Other Morgan Grenfell peers - including Merrill Lynch Mercury Asset Management - have been criticised for failing to rein in their fund managers. Although Morgan Grenfell fund managers are allowed a degree of discretion, the key allocation decisions - such as the weighting given to cash or to bonds - is made by a central committee. Fund managers are only allowed to vary by 1 per cent from the committee's decisions.

However, Morgan Grenfell cannot claim all the credit for their recent solid run. Put simply, its competition - at least among UK active managers - hasn't been up to much. The other major houses - Mercury Asset Management (MAM), Gartmore, Schroders - have consistently underperformed. MAM is also struggling with the fallout from its spat with Unilever, which is attempting to sue MAM for its poor performance in 1997, while Phillips & Drew has seen its reputation tarnished by its move into cash.

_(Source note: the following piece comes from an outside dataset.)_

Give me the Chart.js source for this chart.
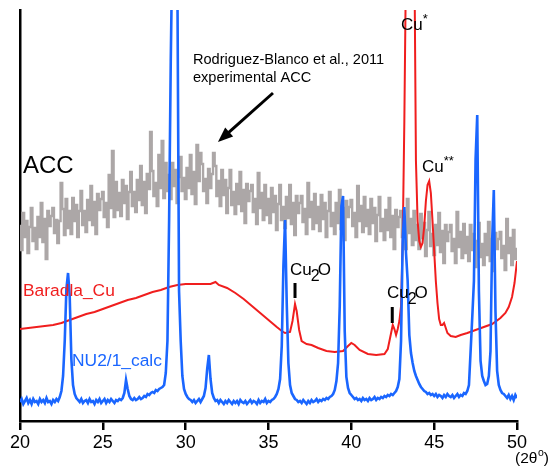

Where does Morgan Grenfell go from here? It cannot count on continued underperformance from its rivals. Indeed, the signs are that Morgan Grenfell's competitors have already begun to get their act together. Mercury, for example, has won $8bn (pounds 5bn) of new business in the first quarter of this year, more than in any year before it was bought by the US bank Merrill Lynch.

Morgan Grenfell, like its rivals, is also going to have to contend with the growing competitive challenge from passive fund management. And, although the company's institutional reputation may be flourishing, retail investors are still wary - Peter Young's decision to appear in court to answer fraud charges dressed as a woman only served to remind retail customers of the scandal that engulfed the firm a few years ago.

But perhaps the most serious challenge facing Morgan Grenfell is its parent company's merger with Bankers Trust of the US. The uncertainty caused by the BT deal has caused all sorts of problems in other parts of Deutsche's franchise, but the asset management business has, at least until now, remained largely immune.

Publicly, of course, Morgan Grenfell is confident the merger will be nothing but good news. Privately, both inside and outside the firm, there are doubts about how well the risk-averse culture that pervades Morgan Grenfell will go down with the innovative and brash fund BT managers.

That said, if a company can successfully cope both with losing a fund manager with the profile of Nicola Horlick and with the fallout from the Peter Young scandal, dealing with a merger or two should, in theory, be a breeze.